INSTRUCTIONS TO FOLLOW
Lines with "Give me the matplotlib source for this chart." and "from matplotlib.lines import Line2D" mark the range, both included. Reproduce exactly that stretch, without pictures.

SUPPLIED DATA
+---+

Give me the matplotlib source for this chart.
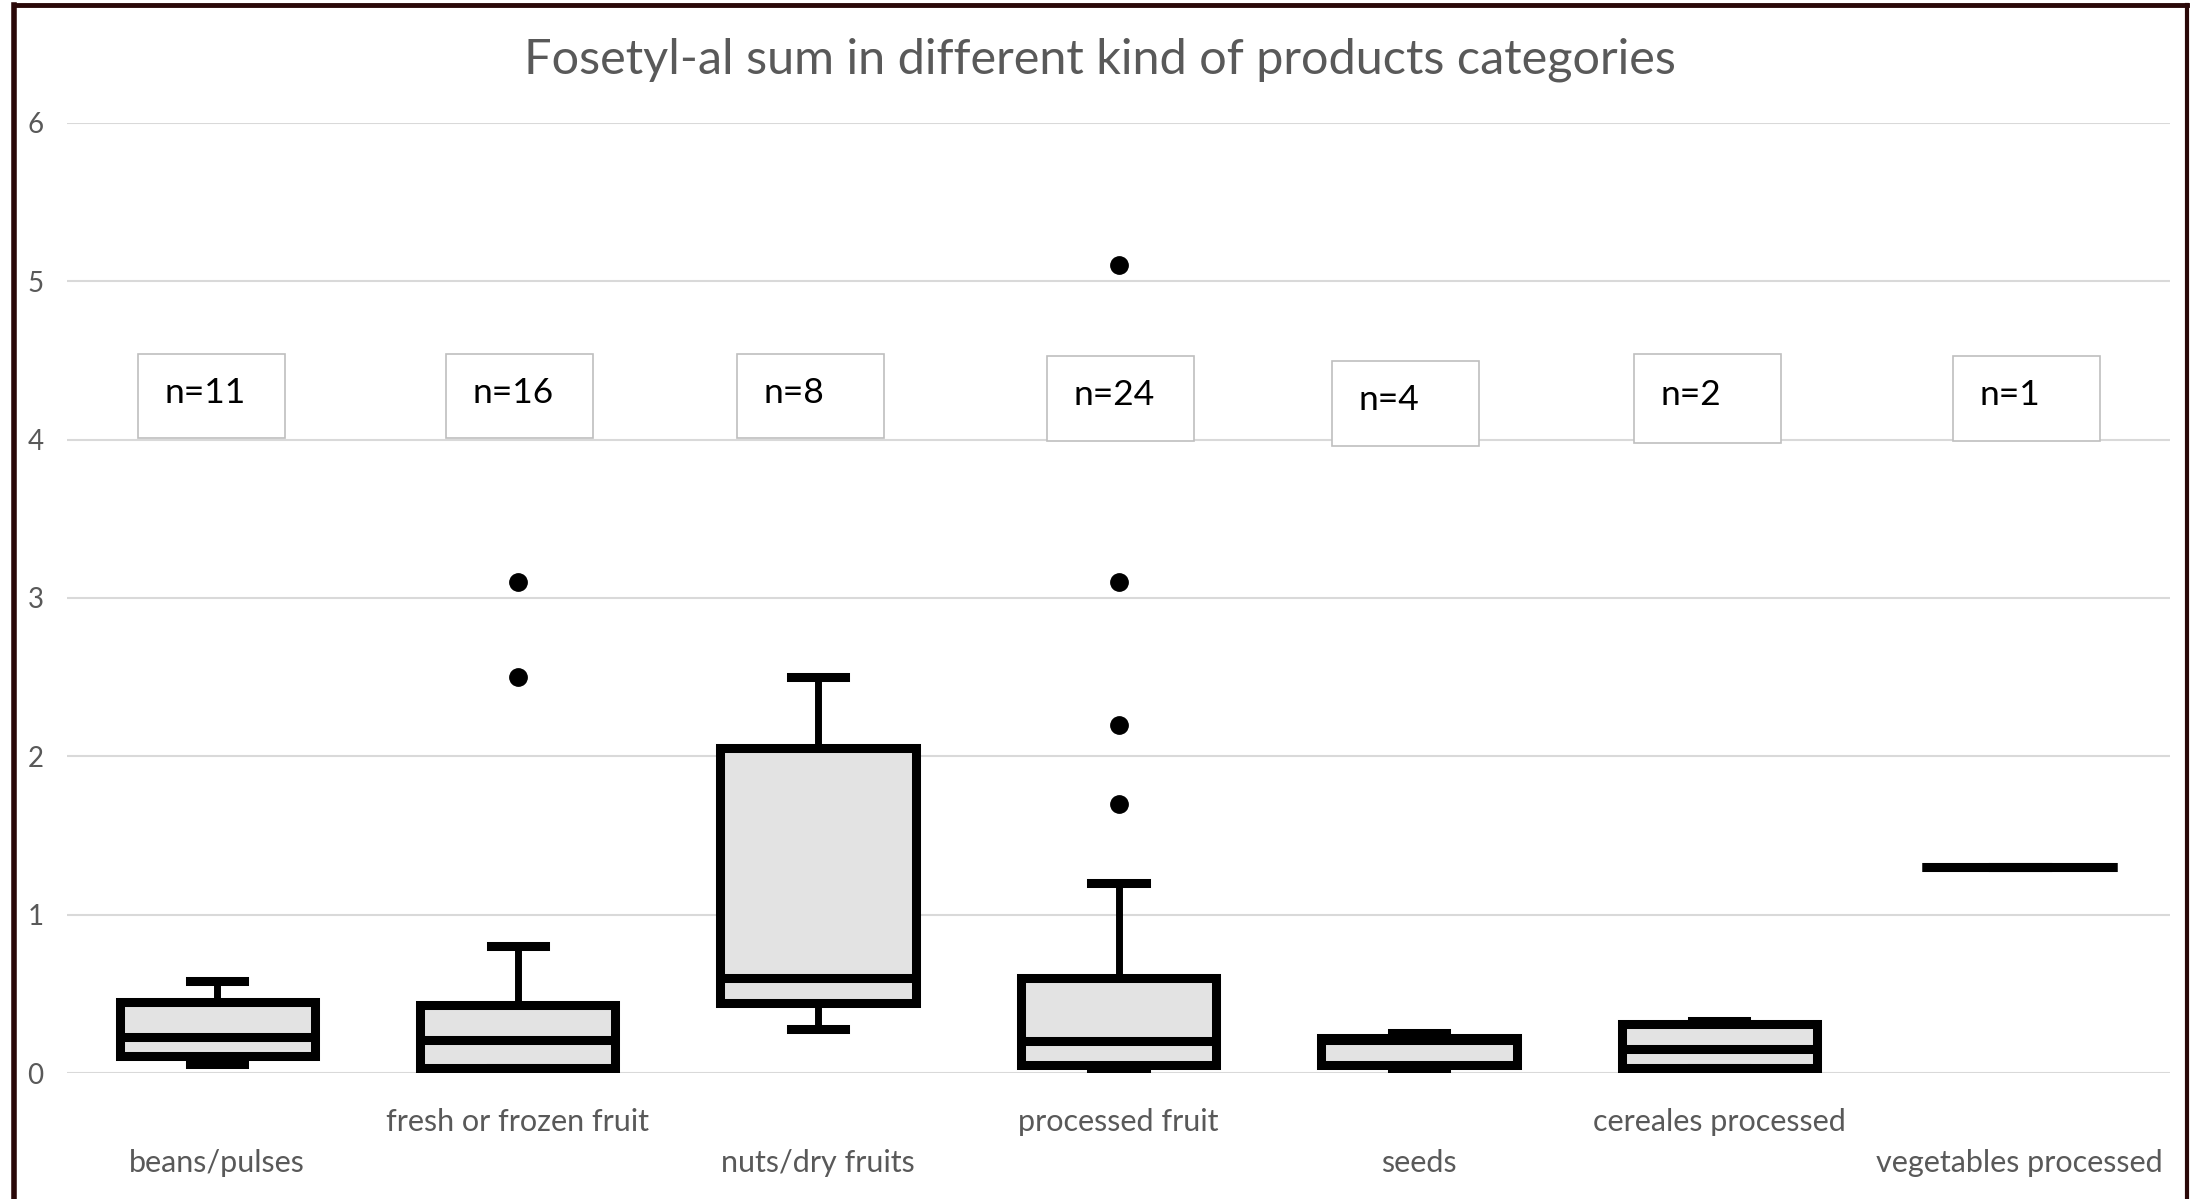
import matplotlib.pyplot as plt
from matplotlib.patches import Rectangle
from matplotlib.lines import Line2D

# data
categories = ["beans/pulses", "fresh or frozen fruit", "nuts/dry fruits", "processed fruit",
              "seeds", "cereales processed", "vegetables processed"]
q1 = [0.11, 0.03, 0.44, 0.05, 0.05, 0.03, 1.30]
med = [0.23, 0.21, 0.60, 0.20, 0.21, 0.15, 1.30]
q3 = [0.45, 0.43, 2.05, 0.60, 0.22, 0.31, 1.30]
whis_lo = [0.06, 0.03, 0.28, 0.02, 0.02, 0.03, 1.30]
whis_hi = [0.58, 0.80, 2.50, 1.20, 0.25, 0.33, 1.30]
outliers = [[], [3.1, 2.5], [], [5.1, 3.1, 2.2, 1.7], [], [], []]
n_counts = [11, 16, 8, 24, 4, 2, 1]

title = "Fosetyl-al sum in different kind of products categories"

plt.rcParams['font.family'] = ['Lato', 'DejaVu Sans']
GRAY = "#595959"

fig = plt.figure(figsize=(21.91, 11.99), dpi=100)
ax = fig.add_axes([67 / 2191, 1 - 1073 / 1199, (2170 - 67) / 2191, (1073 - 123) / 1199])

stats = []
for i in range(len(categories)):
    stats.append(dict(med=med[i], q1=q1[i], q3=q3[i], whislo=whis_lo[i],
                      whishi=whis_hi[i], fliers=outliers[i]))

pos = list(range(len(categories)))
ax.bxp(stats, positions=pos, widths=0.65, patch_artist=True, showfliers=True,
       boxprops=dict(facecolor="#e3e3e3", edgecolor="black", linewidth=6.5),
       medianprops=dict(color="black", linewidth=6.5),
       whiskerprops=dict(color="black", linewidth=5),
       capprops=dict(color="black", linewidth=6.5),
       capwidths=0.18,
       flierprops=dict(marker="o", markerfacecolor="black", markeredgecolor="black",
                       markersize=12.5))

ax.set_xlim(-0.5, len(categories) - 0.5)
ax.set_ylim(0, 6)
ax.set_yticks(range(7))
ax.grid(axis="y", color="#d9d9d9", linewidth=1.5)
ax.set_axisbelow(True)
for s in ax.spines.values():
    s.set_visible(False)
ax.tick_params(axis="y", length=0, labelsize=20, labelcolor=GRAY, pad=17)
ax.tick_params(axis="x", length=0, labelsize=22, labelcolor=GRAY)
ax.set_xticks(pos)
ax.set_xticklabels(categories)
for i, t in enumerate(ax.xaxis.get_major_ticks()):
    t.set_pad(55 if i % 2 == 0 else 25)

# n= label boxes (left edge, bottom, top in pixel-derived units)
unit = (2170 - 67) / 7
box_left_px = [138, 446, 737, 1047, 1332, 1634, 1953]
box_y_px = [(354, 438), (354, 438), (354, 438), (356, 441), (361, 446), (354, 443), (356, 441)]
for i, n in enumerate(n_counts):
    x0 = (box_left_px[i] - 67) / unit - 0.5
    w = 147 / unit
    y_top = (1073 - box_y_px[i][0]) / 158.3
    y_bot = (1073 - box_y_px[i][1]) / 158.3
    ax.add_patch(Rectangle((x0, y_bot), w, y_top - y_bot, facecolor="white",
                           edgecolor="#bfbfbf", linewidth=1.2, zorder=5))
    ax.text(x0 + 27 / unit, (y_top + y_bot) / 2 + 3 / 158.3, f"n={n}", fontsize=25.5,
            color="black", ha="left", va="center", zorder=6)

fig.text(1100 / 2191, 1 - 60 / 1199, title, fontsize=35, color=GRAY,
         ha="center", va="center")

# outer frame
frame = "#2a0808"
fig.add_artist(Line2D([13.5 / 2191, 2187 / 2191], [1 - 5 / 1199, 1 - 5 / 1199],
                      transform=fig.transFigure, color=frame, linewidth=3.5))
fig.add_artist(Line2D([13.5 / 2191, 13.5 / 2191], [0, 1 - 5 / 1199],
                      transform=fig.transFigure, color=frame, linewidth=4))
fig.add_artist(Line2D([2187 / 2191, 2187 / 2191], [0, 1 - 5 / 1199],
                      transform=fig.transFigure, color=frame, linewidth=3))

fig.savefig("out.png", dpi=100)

+---+

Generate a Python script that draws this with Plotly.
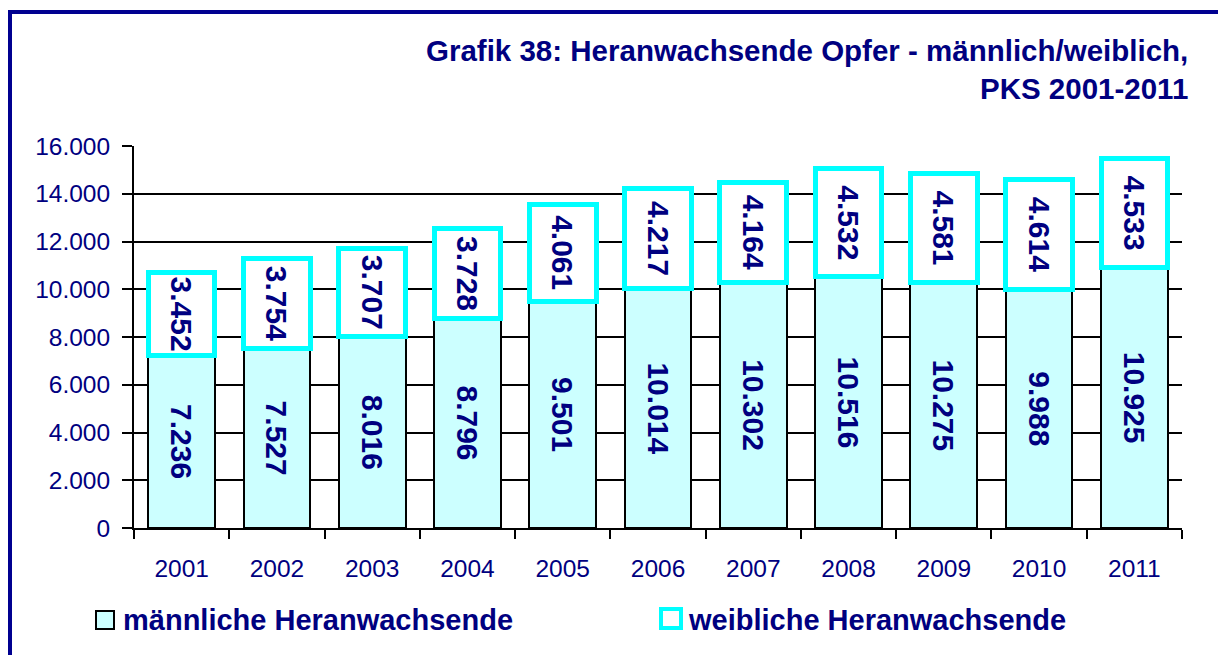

+---+

EXERCISE ANSWER
Give me the matplotlib source for this chart.
import matplotlib.pyplot as plt
from matplotlib.patches import Rectangle
from matplotlib.lines import Line2D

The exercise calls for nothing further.